The ICO found that at least one million UK users were among the 87 million Facebook users whose private data was harvested by Dr. Aleksandr Kogan – a psychology Professor at Cambridge University and his company Global Science Research (GSR). Denham stated that these data was shared with other groups including Cambridge Analytica, the British political consultancy that played a key role in President Trump’s 2016 election campaign as well as pro-Brexit campaigns in the UK.
Surprisingly, the amount of the monetary penalty the commissioner issued was £500,000 which is equivalent to $644,000. Of course, this is about a quarter of an hour’s profit of Facebook and won’t leave a dent on Mark Zukerbergs’ pocket whose company just announced $13.2 billion as revenue in the last quarter.

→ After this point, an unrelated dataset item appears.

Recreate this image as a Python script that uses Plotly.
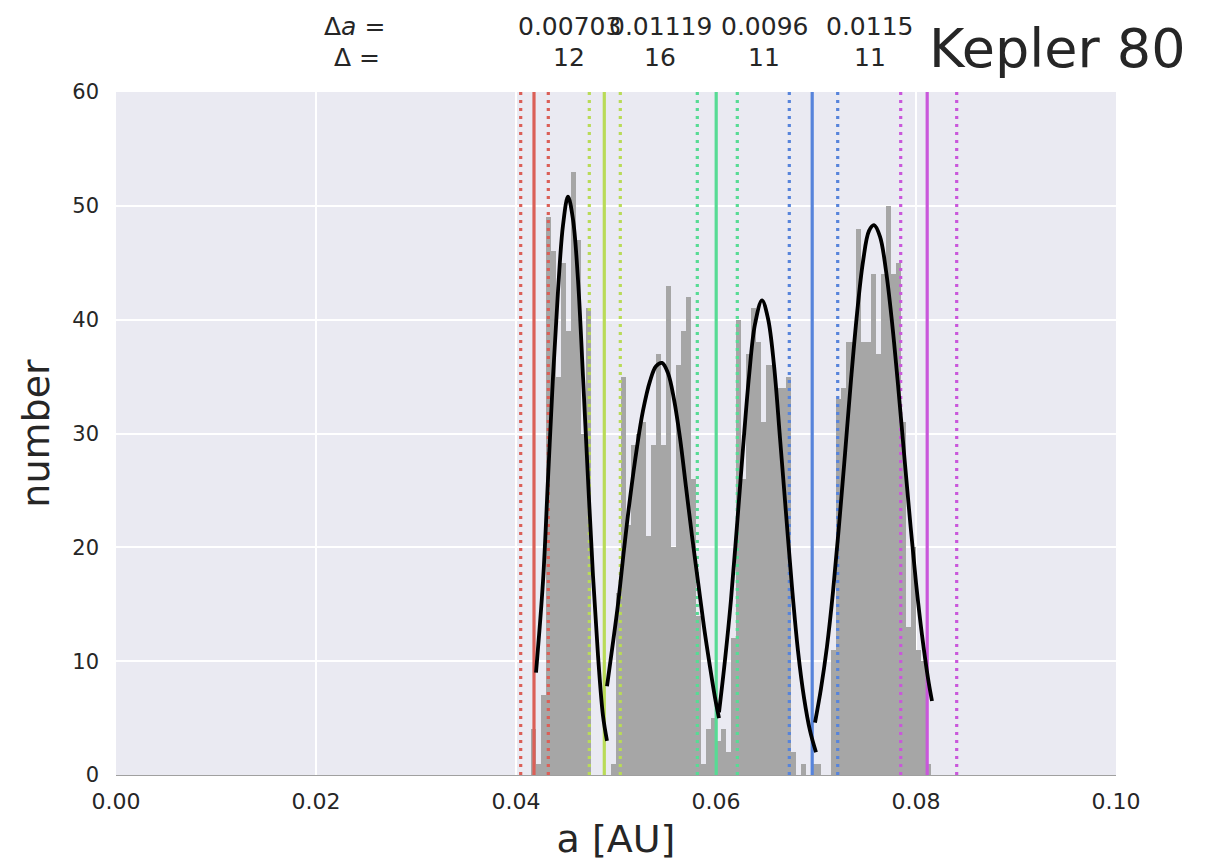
import numpy as np
import plotly.graph_objects as go

# ---------------- data ----------------
bin_start = 0.0415
bin_width = 0.0005
counts = [4, 1, 7, 49, 46, 35, 45, 39, 53, 47, 30, 41,
          0, 0, 0, 0,
          1, 16, 35, 22, 29, 30, 31, 21, 29, 37, 29, 43, 20, 36, 39, 42, 26, 14,
          1, 4, 5, 3, 4, 2,
          12, 40, 26, 37, 41, 38, 31, 36, 36, 34, 34, 35,
          2, 0, 1, 0, 1, 1, 0, 0,
          11, 33, 34, 38, 38, 48, 38, 38, 44, 37, 44, 50, 44, 45, 31, 13, 20, 11, 10, 1]

planet_a = [0.0418, 0.04883, 0.06002, 0.06962, 0.08112]
inner_a = [0.04047, 0.04733, 0.05813, 0.06733, 0.07847]
outer_a = [0.04323, 0.05043, 0.06213, 0.07217, 0.08407]
planet_colors = ['#db5f57', '#b9db57', '#57db94', '#5784db', '#c957db']

delta_a_labels = ['0.00703', '0.01119', '0.0096', '0.0115']
delta_labels = ['12', '16', '11', '11']

# fitted curve, one segment between neighbouring planets
seg1_x = [0.0420, 0.0427, 0.0432, 0.0437, 0.0442, 0.0447, 0.0452, 0.0457,
          0.0462, 0.0467, 0.0472, 0.0477, 0.0482, 0.0487, 0.0491]
seg1_y = [9.0, 17.0, 26.0, 35.0, 42.5, 48.3, 50.8, 48.8, 43.5, 35.0, 26.0, 17.5, 10.5, 5.2, 3.0]

seg2_x = [0.0491, 0.0496, 0.0502, 0.0508, 0.0514, 0.0521, 0.0527, 0.0534, 0.0540,
          0.0546, 0.0552, 0.0558, 0.0564, 0.0570, 0.0576, 0.0582, 0.0588, 0.0594,
          0.0599, 0.0603]
seg2_y = [7.8, 11.0, 15.0, 19.8, 24.3, 28.8, 32.0, 34.6, 35.9, 36.2, 35.3, 33.0,
          29.6, 25.3, 21.0, 17.0, 13.0, 9.5, 6.8, 5.0]

seg3_x = [0.0603, 0.0609, 0.0615, 0.0621, 0.0627, 0.0633, 0.0639, 0.0646, 0.0652,
          0.0658, 0.0664, 0.0670, 0.0676, 0.0682, 0.0688, 0.0694, 0.0700]
seg3_y = [5.5, 10.1, 15.4, 21.9, 28.7, 35.0, 39.6, 41.7, 40.1, 36.0, 29.6, 23.0,
          16.5, 10.9, 6.8, 3.9, 2.0]

seg4_x = [0.0699, 0.0705, 0.0711, 0.0717, 0.0723, 0.0729, 0.0735, 0.0741, 0.0747,
          0.0753, 0.0758, 0.0764, 0.0770, 0.0776, 0.0782, 0.0788, 0.0794, 0.0800,
          0.0806, 0.0812, 0.0816]
seg4_y = [4.6, 7.6, 11.3, 16.1, 21.9, 28.2, 34.7, 40.5, 45.1, 47.8, 48.3, 47.3,
          44.3, 39.8, 34.3, 28.3, 22.4, 16.9, 12.3, 8.5, 6.5]

x_ticks = [0.0, 0.02, 0.04, 0.06, 0.08, 0.10]
y_ticks = [0, 10, 20, 30, 40, 50, 60]

# ---------------- figure ----------------
TXT = '#262626'
FONT = 'DejaVu Sans'

fig = go.Figure()

centers = bin_start + bin_width * (np.arange(len(counts)) + 0.5)
fig.add_trace(go.Bar(x=centers, y=counts, width=bin_width,
                     marker=dict(color='#a6a6a6', line=dict(width=0)),
                     showlegend=False, hoverinfo='skip'))

for a, lo, hi, c in zip(planet_a, inner_a, outer_a, planet_colors):
    fig.add_trace(go.Scatter(x=[a, a], y=[0, 60], mode='lines',
                             line=dict(color=c, width=3.2), showlegend=False))
    for v in (lo, hi):
        fig.add_trace(go.Scatter(x=[v, v], y=[0, 60], mode='lines',
                                 line=dict(color=c, width=3.2, dash='3px,5px'),
                                 showlegend=False))

for sx, sy in [(seg1_x, seg1_y), (seg2_x, seg2_y), (seg3_x, seg3_y), (seg4_x, seg4_y)]:
    fig.add_trace(go.Scatter(x=sx, y=sy, mode='lines',
                             line=dict(color='black', width=3.8, shape='spline'),
                             showlegend=False))

annotations = []
mids = [(planet_a[i] + planet_a[i + 1]) / 2 for i in range(len(planet_a) - 1)]
for m, t1, t2 in zip(mids, delta_a_labels, delta_labels):
    annotations.append(dict(x=m, y=1.0966, xref='x', yref='paper', text=t1, showarrow=False,
                            font=dict(size=25, color=TXT, family=FONT), xanchor='center', yanchor='middle'))
    annotations.append(dict(x=m, y=1.0498, xref='x', yref='paper', text=t2, showarrow=False,
                            font=dict(size=25, color=TXT, family=FONT), xanchor='center', yanchor='middle'))
annotations.append(dict(x=0.0238, y=1.0966, xref='x', yref='paper', text='Δ<i>a</i> =', showarrow=False,
                        font=dict(size=25, color=TXT, family=FONT), xanchor='center', yanchor='middle'))
annotations.append(dict(x=0.0241, y=1.0498, xref='x', yref='paper', text='Δ =', showarrow=False,
                        font=dict(size=25, color=TXT, family=FONT), xanchor='center', yanchor='middle'))
annotations.append(dict(x=0.941, y=1.0644, xref='paper', yref='paper', text='Kepler 80', showarrow=False,
                        font=dict(size=54, color=TXT, family=FONT), xanchor='center', yanchor='middle'))

fig.update_layout(
    width=1217, height=862,
    margin=dict(l=116, r=101, t=92, b=87, autoexpand=False),
    plot_bgcolor='#eaeaf2', paper_bgcolor='white',
    bargap=0, barmode='overlay',
    font=dict(family=FONT, color=TXT),
    annotations=annotations,
)
fig.update_xaxes(range=[0, 0.1], tickvals=x_ticks, tickformat='.2f',
                 showgrid=True, gridcolor='white', gridwidth=2,
                 zeroline=False, showline=False, ticks='', ticklabelstandoff=11,
                 tickfont=dict(size=22, color=TXT, family=FONT),
                 title=dict(text='a [AU]', font=dict(size=38, color=TXT, family=FONT), standoff=12))
fig.update_yaxes(range=[0, 60], tickvals=y_ticks,
                 showgrid=True, gridcolor='white', gridwidth=2,
                 zeroline=True, zerolinecolor='#a0a0a0', zerolinewidth=1.2,
                 showline=False, ticks='', ticklabelstandoff=16,
                 tickfont=dict(size=21, color=TXT, family=FONT),
                 title=dict(text='number', font=dict(size=38, color=TXT, family=FONT), standoff=10))

fig.write_html('out.html')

Fortunately for Facebook, the ICO explained in a press statement on 25 October that the fine amount was the maximum monetary penalty that could be served under the Data Protection Act 1998. It was just replaced in May by the new Data Protection Act 2018, alongside the EU’s General Data Protection Regulation. These provide a range of new enforcement tools for the ICO, including maximum fines of £17 million or 4% of global turnover. Facebook must have just escaped bankruptcy.
In as much as Facebook made it through the fine, it can’t boast of its reputation and trailing issues before the UK’s Information Commission. The ICO further said in the press statement;
“Facebook failed to sufficiently protect the privacy of its users before, during and after the unlawful processing of this data. A company of its size and expertise should have known better and it should have done better.”
This is quite embarrassing and the next statement spells worse issues in no distant time. “Our work is continuing. There are still bigger questions to be asked and broader conversations to be had about how technology and democracy interact and whether the legal, ethical and regulatory frameworks we have in place are adequate to protect the principles on which our society is based.” She added.
In the quest for all those associated with the case, a Canadian firm alleged by the ICO to be linked to Cambridge Analytica, Aggregate Data Services IQ Ltd, has been issued civil enforcement notice which they are appealing against in the First-Tier Tribunal. The company said it is not linked to the Cambridge Analytica scandal and was merely a software developer for the controversial company.
A further update on the ICO investigation into data analytics for political purposes will be on Tuesday 6 November, when Ms Denham will give evidence to the Department for Digital, Culture, Media and Sport (DCMS) Select Committee.